** start LISTING **

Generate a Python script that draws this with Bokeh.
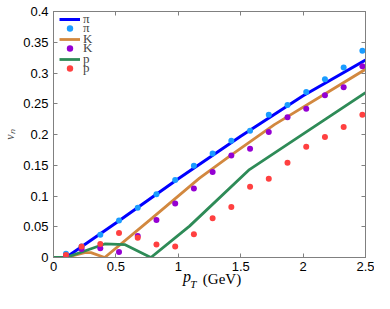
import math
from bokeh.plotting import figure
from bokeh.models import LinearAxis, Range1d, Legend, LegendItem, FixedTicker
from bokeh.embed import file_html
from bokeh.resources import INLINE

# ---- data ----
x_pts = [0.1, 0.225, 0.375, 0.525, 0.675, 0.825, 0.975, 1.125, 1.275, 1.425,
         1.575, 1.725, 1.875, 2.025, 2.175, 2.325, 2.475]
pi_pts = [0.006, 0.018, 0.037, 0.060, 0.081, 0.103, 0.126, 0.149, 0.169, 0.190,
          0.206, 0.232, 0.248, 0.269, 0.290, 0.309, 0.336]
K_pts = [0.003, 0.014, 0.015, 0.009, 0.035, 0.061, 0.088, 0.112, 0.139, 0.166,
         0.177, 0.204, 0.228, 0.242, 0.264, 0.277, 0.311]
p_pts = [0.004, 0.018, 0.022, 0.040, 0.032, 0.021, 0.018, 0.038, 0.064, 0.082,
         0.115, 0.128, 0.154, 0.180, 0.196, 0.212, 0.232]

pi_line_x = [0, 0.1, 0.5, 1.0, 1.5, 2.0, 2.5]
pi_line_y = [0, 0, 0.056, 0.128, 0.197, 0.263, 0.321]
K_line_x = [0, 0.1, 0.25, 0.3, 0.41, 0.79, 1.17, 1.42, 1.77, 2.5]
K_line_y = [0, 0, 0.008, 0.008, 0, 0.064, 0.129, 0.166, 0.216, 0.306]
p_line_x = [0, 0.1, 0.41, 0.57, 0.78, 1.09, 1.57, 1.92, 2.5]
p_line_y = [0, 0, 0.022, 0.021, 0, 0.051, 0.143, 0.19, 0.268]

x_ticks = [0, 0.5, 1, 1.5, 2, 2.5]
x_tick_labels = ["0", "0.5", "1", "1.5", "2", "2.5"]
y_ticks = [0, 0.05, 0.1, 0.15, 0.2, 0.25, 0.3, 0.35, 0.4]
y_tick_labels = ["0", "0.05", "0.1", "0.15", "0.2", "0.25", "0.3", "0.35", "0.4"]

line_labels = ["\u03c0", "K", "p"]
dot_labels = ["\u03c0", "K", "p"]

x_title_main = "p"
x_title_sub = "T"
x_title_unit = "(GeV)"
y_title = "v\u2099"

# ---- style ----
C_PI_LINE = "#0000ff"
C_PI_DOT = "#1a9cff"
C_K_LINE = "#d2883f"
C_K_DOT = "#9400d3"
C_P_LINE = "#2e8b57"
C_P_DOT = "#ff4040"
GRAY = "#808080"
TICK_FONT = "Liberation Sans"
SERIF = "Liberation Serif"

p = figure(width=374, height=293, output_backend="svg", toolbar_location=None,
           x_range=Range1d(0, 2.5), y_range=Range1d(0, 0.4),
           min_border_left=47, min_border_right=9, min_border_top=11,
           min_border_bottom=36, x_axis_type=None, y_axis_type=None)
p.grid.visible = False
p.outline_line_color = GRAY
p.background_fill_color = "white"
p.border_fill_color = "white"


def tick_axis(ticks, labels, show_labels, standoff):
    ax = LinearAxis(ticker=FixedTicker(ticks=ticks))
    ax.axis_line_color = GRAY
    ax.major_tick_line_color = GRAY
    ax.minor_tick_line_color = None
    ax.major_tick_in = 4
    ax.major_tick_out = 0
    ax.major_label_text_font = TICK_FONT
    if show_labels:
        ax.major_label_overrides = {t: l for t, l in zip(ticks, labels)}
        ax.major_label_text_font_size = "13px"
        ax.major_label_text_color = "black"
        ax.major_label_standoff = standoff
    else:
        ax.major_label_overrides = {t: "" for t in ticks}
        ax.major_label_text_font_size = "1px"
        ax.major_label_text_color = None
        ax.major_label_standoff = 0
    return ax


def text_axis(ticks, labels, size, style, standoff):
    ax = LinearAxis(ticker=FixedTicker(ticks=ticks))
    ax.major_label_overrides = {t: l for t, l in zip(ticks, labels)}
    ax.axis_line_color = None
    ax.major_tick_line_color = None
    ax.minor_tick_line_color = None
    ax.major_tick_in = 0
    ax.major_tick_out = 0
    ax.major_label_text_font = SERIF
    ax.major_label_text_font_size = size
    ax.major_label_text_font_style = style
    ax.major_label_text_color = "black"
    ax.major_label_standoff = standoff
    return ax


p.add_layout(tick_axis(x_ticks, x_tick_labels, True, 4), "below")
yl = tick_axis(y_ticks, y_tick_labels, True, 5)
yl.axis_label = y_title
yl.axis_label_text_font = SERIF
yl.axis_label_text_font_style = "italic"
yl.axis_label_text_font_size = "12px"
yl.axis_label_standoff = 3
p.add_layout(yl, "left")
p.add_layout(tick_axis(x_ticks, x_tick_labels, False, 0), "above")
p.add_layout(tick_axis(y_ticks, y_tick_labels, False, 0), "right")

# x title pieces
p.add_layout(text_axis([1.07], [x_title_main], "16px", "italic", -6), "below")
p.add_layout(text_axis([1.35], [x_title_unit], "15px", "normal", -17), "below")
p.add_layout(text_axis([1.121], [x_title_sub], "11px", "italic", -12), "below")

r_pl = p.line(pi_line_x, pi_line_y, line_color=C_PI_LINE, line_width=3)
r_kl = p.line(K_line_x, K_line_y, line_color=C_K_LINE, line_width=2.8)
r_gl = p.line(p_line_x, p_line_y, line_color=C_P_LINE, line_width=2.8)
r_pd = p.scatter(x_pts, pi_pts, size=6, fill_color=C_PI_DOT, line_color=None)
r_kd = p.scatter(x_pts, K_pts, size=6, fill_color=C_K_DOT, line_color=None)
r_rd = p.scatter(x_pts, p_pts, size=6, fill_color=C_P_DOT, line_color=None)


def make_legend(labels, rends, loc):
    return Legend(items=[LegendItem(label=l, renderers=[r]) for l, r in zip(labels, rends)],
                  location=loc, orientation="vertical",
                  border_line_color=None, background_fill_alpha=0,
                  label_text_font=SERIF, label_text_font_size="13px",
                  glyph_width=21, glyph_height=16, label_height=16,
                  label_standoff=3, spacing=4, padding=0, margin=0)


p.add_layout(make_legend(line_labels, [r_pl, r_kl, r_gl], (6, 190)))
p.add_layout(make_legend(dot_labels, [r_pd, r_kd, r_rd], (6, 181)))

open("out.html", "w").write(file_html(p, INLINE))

** end LISTING **
** start LISTING **

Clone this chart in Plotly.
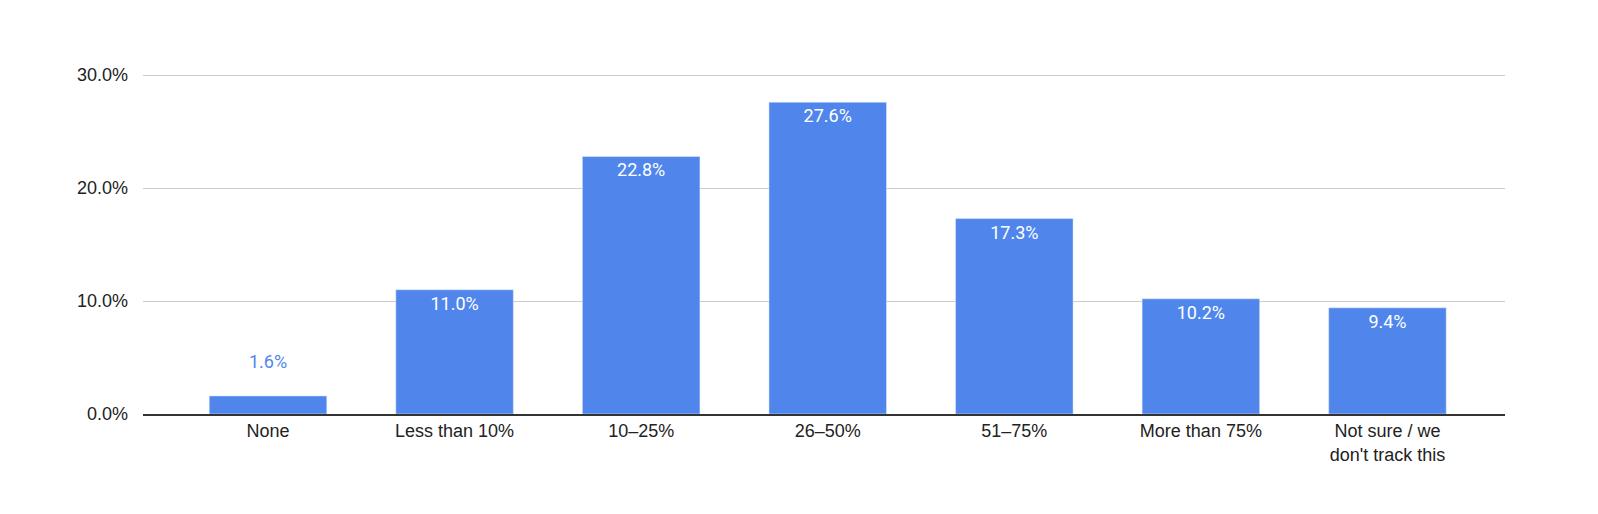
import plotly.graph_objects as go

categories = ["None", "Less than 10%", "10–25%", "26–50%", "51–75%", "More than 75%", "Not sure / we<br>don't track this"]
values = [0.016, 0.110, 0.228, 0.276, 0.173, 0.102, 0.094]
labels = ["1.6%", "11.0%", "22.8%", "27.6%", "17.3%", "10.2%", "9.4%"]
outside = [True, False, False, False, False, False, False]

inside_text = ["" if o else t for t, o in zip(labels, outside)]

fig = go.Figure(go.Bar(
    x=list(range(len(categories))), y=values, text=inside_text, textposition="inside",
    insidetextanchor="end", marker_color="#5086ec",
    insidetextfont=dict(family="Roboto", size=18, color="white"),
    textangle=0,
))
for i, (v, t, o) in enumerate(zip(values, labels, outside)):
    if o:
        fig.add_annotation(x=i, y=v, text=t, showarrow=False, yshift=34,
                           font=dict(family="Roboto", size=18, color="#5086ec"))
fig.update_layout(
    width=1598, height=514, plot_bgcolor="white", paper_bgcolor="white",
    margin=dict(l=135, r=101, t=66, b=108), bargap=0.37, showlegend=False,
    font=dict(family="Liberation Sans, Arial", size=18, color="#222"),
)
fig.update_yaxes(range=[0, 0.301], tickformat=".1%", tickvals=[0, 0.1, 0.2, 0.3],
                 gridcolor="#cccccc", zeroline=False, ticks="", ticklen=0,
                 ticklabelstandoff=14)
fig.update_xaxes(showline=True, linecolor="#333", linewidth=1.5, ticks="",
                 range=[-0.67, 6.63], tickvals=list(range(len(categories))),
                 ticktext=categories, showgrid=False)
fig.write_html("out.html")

** end LISTING **

WHAT TO PRODUCE:
Copy nothing but the lines above from the one with "Generate a Python" to the one with "from bokeh.resources import INLINE", inclusive, word for word. Leave every picture out.

EXERCISE SOLUTION:
Generate a Python script that draws this with Bokeh.
import math
from bokeh.plotting import figure
from bokeh.models import LinearAxis, Range1d, Legend, LegendItem, FixedTicker
from bokeh.embed import file_html
from bokeh.resources import INLINE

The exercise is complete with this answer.